The roots of the Frogbit was touching some of my Narrow Leaf Ludwigia and I noticed that the leaves it was touching looked like it was drying out.
Does anyone know what is going on with that?


----------



## djlen (Jun 22, 2004)

If you've got BBA, controlling nutrients is not going to do much to curtail it.
Similarly, lowering lighting or cutting the photo-period will have little affect.
It is a spore borne algae that does not respond the way most algae does to the above. 
You need to clean it up wherever you see it (inanimate objects as well) and then inject CO2 to the highest safe level you can achieve or dose SeaChem's Excel. Excel will kill it and needs to be used regularly to be effective.
Get the plants growing and maintain a clean environment and you will see the BBA start to recede.

Len


----------



## ed seeley (Dec 1, 2006)

I've got Amazon frogbit in all my tanks, but I've never noticed any negative effects of the roots, apart from the way they look sometimes! Are you sure it's not just coincidence that they are touching where the leaf has already started to age?


----------



## howie (Jan 5, 2007)

The weirdest part is that it is only affecting the Narrow Leaf Ludwigia. Not the elodea that is floating with it.

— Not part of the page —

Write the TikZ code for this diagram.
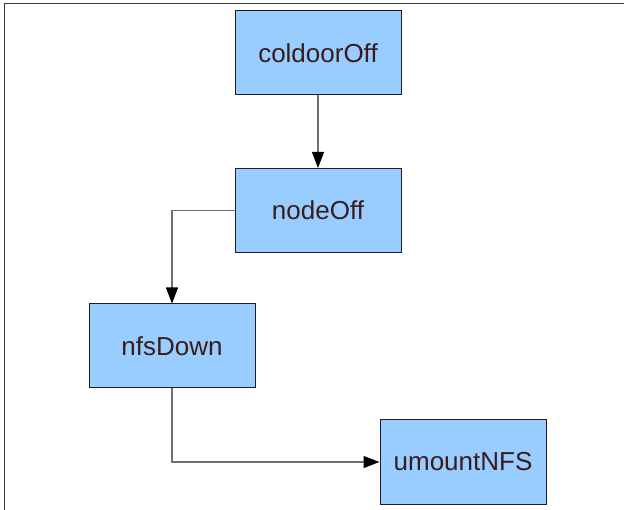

djlen, thanks for the info. I think I will do the excel thing. I know it will kill off my frogbit.


----------



## bristles (Mar 7, 2006)

I use excel in my 90g to combat BBA (it works) I keep Limnobium (frog bit) in this tank also and it is not adversely affected by the excel. The only problem I have with the frog bit is that it gets aphids.


----------



## gibmaker (Jan 3, 2007)

Cant say that I have had aphids in my frogbit, but my only problem with it is how fast it reproduces, way to fast, I throw it away on a weekly basis......oh yeah, this thread was about algae right?.......sorry.


----------